Problem to work on: Write out every line below that includes the word "this".

Available data:
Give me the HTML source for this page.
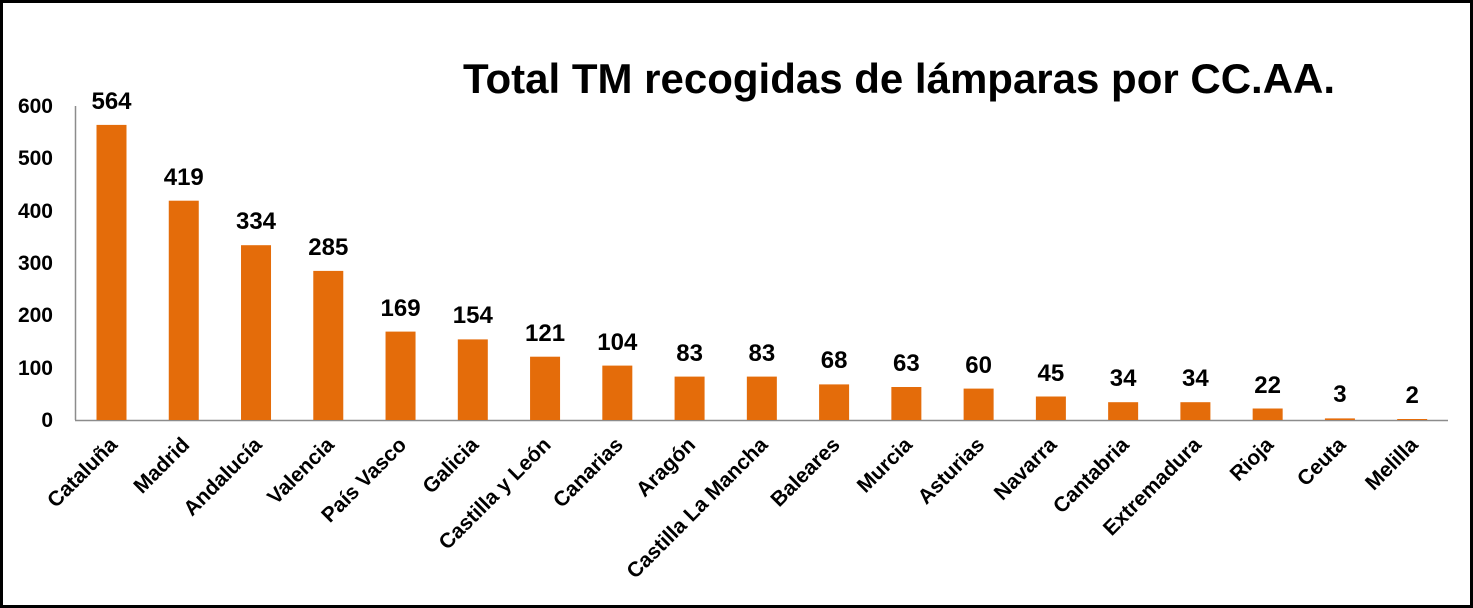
<!DOCTYPE html>
<html><head><meta charset="utf-8"><style>
html,body{margin:0;padding:0;background:#fff;}
svg{display:block;}
text{font-family:"Liberation Sans",sans-serif;font-weight:bold;}
</style></head><body>
<svg width="1473" height="608" viewBox="0 0 1473 608" xmlns="http://www.w3.org/2000/svg">
<rect x="1.5" y="1.5" width="1470" height="605" fill="#fff" stroke="#000" stroke-width="3"/>
<text x="899" y="93" font-size="42" text-anchor="middle" fill="#000">Total TM recogidas de lámparas por CC.AA.</text>
<line x1="75.5" y1="106" x2="75.5" y2="420" stroke="#8c8c8c" stroke-width="1.5"/>
<line x1="75" y1="420.5" x2="1448" y2="420.5" stroke="#8c8c8c" stroke-width="1.5"/>
<g font-size="21" text-anchor="end" fill="#000">
<text x="53" y="427">0</text><text x="53" y="375">100</text><text x="53" y="322">200</text>
<text x="53" y="270">300</text><text x="53" y="218">400</text><text x="53" y="165">500</text><text x="53" y="113">600</text>
</g>
<g fill="#e46c0a">
<rect x="96.5" y="124.9" width="30" height="295.1"/>
<rect x="168.76" y="200.7" width="30" height="219.3"/>
<rect x="241.02" y="245.2" width="30" height="174.8"/>
<rect x="313.28" y="270.9" width="30" height="149.1"/>
<rect x="385.54" y="331.6" width="30" height="88.4"/>
<rect x="457.8" y="339.4" width="30" height="80.6"/>
<rect x="530.06" y="356.7" width="30" height="63.3"/>
<rect x="602.32" y="365.6" width="30" height="54.4"/>
<rect x="674.58" y="376.6" width="30" height="43.4"/>
<rect x="746.84" y="376.6" width="30" height="43.4"/>
<rect x="819.1" y="384.4" width="30" height="35.6"/>
<rect x="891.36" y="387" width="30" height="33"/>
<rect x="963.62" y="388.6" width="30" height="31.4"/>
<rect x="1035.88" y="396.5" width="30" height="23.5"/>
<rect x="1108.14" y="402.2" width="30" height="17.8"/>
<rect x="1180.4" y="402.2" width="30" height="17.8"/>
<rect x="1252.66" y="408.5" width="30" height="11.5"/>
<rect x="1324.92" y="418.4" width="30" height="1.6"/>
<rect x="1397.18" y="419" width="30" height="1"/>
</g>
<g font-size="24" text-anchor="middle" fill="#000">
<text x="111.5" y="109">564</text>
<text x="183.76" y="185">419</text>
<text x="256.02" y="229">334</text>
<text x="328.28" y="255">285</text>
<text x="400.54" y="316">169</text>
<text x="472.8" y="323">154</text>
<text x="545.06" y="341">121</text>
<text x="617.32" y="350">104</text>
<text x="689.58" y="361">83</text>
<text x="761.84" y="361">83</text>
<text x="834.1" y="368">68</text>
<text x="906.36" y="371">63</text>
<text x="978.62" y="373">60</text>
<text x="1050.88" y="381">45</text>
<text x="1123.14" y="386">34</text>
<text x="1195.4" y="386">34</text>
<text x="1267.66" y="393">22</text>
<text x="1339.92" y="402">3</text>
<text x="1412.18" y="403">2</text>
</g>
<g font-size="21" text-anchor="end" fill="#000">
<text transform="translate(118.5,446) rotate(-45)">Cataluña</text>
<text transform="translate(190.76,446) rotate(-45)">Madrid</text>
<text transform="translate(263.02,446) rotate(-45)">Andalucía</text>
<text transform="translate(335.28,446) rotate(-45)">Valencia</text>
<text transform="translate(407.54,446) rotate(-45)">País Vasco</text>
<text transform="translate(479.8,446) rotate(-45)">Galicia</text>
<text transform="translate(552.06,446) rotate(-45)">Castilla y León</text>
<text transform="translate(624.32,446) rotate(-45)">Canarias</text>
<text transform="translate(696.58,446) rotate(-45)">Aragón</text>
<text transform="translate(768.84,446) rotate(-45)">Castilla La Mancha</text>
<text transform="translate(841.1,446) rotate(-45)">Baleares</text>
<text transform="translate(913.36,446) rotate(-45)">Murcia</text>
<text transform="translate(985.62,446) rotate(-45)">Asturias</text>
<text transform="translate(1057.88,446) rotate(-45)">Navarra</text>
<text transform="translate(1130.14,446) rotate(-45)">Cantabria</text>
<text transform="translate(1202.4,446) rotate(-45)">Extremadura</text>
<text transform="translate(1274.66,446) rotate(-45)">Rioja</text>
<text transform="translate(1346.92,446) rotate(-45)">Ceuta</text>
<text transform="translate(1419.18,446) rotate(-45)">Melilla</text>
</g>
</svg>
</body></html>
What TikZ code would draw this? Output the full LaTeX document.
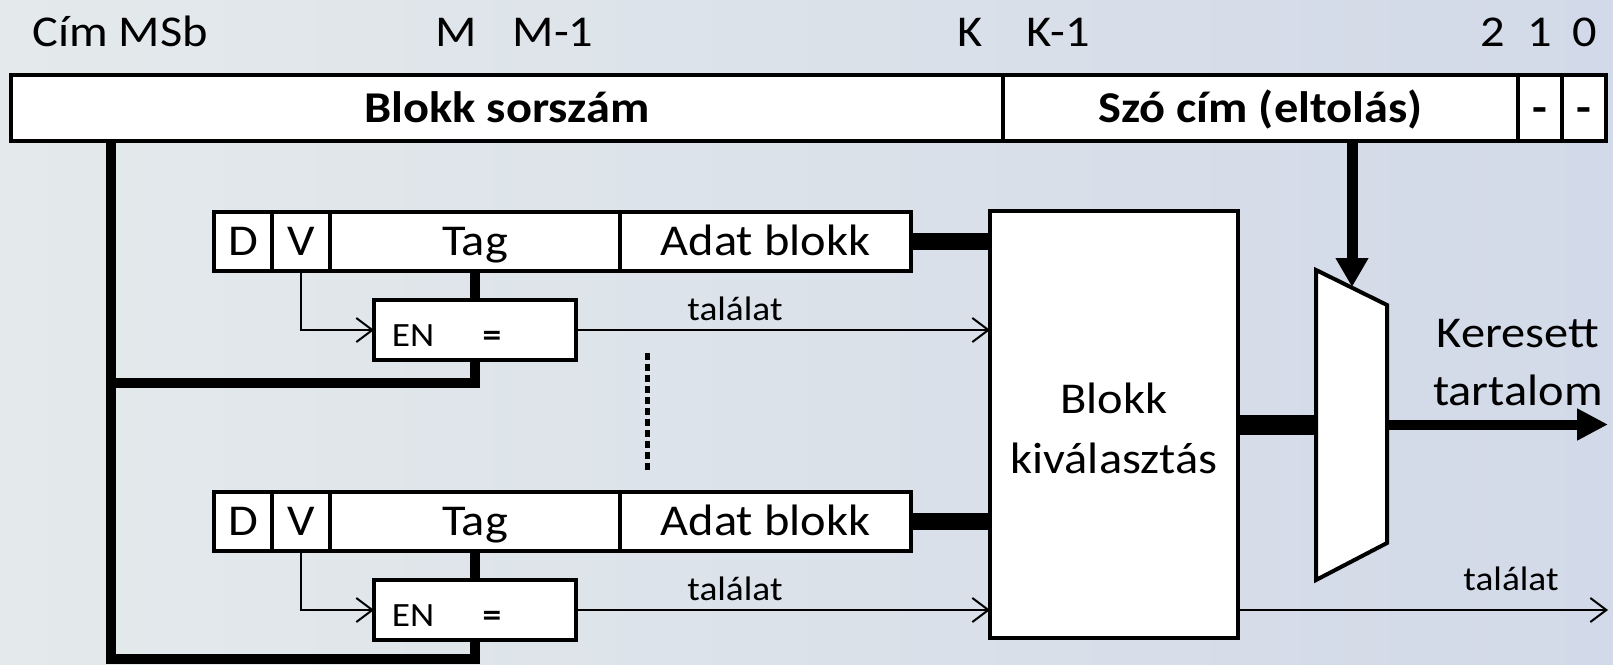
\documentclass[tikz,border=0pt]{standalone}
\usepackage{fontspec}
\setmainfont{Carlito}[FakeStretch=1.1]
\usetikzlibrary{arrows.meta}
\definecolor{bgl}{RGB}{228,234,235}
\definecolor{bgm}{RGB}{224,226,236}
\definecolor{bgr}{RGB}{210,217,232}
\begin{document}
\begin{tikzpicture}[x=1pt,y=-1pt,
  every node/.style={inner sep=0pt,outer sep=0pt},
  bigfont/.style={font=\fontsize{44}{52}\selectfont},
  smallfont/.style={font=\fontsize{34}{40}\selectfont},
  cell/.style={draw=black,fill=white,line width=4pt,minimum height=59pt,
    text height=28.3pt,text depth=0pt,bigfont},
  addrcell/.style={cell,minimum height=66pt,font=\fontsize{44}{52}\selectfont\bfseries},
  cmpbox/.style={draw=black,fill=white,line width=4pt,minimum width=202pt,minimum height=60pt},
  label/.style={anchor=base},
  bus/.style={line width=10pt,line join=miter},
  wide/.style={line width=17pt},
  thinarrow/.style={line width=2pt,-{Straight Barb[length=16pt,width=24pt]}},
  bigarrow/.style={line width=11pt,-{Triangle[length=29pt,width=31pt]}},
  dotline/.style={line width=5pt,dash pattern=on 7pt off 4pt}]
\useasboundingbox (0,0) rectangle (1613,664);
\shade[left color=bgl,middle color=bgm,right color=bgr] (0,0) rectangle (1613,664);

% bit positions above the address
\node[label,bigfont] (lmsb) at (120,46) {Cím MSb};
\node[label,bigfont] (lm)   at (456,46) {M};
\node[label,bigfont] (lm1)  at (553,46) {M-1};
\node[label,bigfont] (lk)   at (970,46) {K};
\node[label,bigfont] (lk1)  at (1058,46) {K-1};
\node[label,bigfont] (l2)   at (1493,46) {2};
\node[label,bigfont] (l1)   at (1540,46) {1};
\node[label,bigfont] (l0)   at (1585,46) {0};

% address fields
\node[addrcell,minimum width=992pt] (bs) at (507,108) {Blokk sorszám};
\node[addrcell,minimum width=515pt] (sz) at (1260.5,108) {Szó cím (eltolás)};
\node[addrcell,minimum width=44pt]  (b1) at (1540,108) {-};
\node[addrcell,minimum width=44pt]  (b0) at (1584,108) {-};

% block selection unit
\node[draw=black,fill=white,line width=4pt,minimum width=248pt,minimum height=427pt] (BK) at (1114,424.5) {};
\node[label,bigfont] (bk1) at (1114,413) {Blokk};
\node[label,bigfont] (bk2) at (1114,473) {kiválasztás};

% word multiplexer
\coordinate (m1) at (1316,270);
\coordinate (m2) at (1387,305);
\coordinate (m3) at (1387,543);
\coordinate (m4) at (1316,580);
\coordinate (mtop) at (1352,287);
\coordinate (outend) at (1608,424.5);
\coordinate (hitend) at (1608,0);

% cache lines with their tag comparators
\foreach \i/\o in {1/0,2/280}{
  \node[cell,minimum width=58pt]  (D\i) at (243,{241.5+\o}) {D};
  \node[cell,minimum width=58pt]  (V\i) at (301,{241.5+\o}) {V};
  \node[cell,minimum width=290pt] (T\i) at (475,{241.5+\o}) {Tag};
  \node[cell,minimum width=291pt] (A\i) at (765.5,{241.5+\o}) {Adat blokk};
  \node[cmpbox] (C\i) at (475,{330+\o}) {};
  \node[label,smallfont] (en\i) at (413,{346+\o}) {EN};
  \node[label,smallfont] (eq\i) at (492,{346+\o}) {\bfseries =};
  \draw[bus] (T\i.south) -- (C\i.north);
  \draw[thinarrow] (V\i.south) |- (C\i.west);
  \draw[thinarrow] (C\i.east) -- (C\i.east -| BK.west);
  \node[label,smallfont] (hit\i) at (735,{320+\o}) {találat};
  \draw[wide] (A\i.east) -- (A\i.east -| BK.west);
}

% address bus to the comparators
\coordinate (tap1) at (111,383);
\coordinate (busend) at (111,659);
\draw[bus] ([xshift=100pt]bs.south west) -- (busend) -| (C2.south);
\draw[bus] (tap1) -| (C1.south);

% further cache lines
\coordinate (dots1) at (647,353);
\coordinate (dots2) at (647,470);
\draw[dotline] (dots1) -- (dots2);

% word selection
\draw[line width=4pt,fill=white,line join=miter] (m1) -- (m2) -- (m3) -- (m4) -- cycle;
\draw[line width=20pt] (BK.east) -- (BK.east -| m1);
\draw[bigarrow] (sz.south -| mtop) -- (mtop);
\draw[line width=10pt,-{Triangle[length=31pt,width=30pt]}] (BK.east -| m2) -- (outend);
\node[label,bigfont] (ker) at (1518,347) {Keresett};
\node[label,bigfont] (tart) at (1518,405) {tartalom};

% hit output
\draw[thinarrow] (C2.east -| BK.east) -- (C2.east -| hitend);
\node[label,smallfont] (hit3) at (1511,590) {találat};
\end{tikzpicture}
\end{document}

In response:
Give me the HTML source for this page.
What TikZ code would draw this? Output the full LaTeX document.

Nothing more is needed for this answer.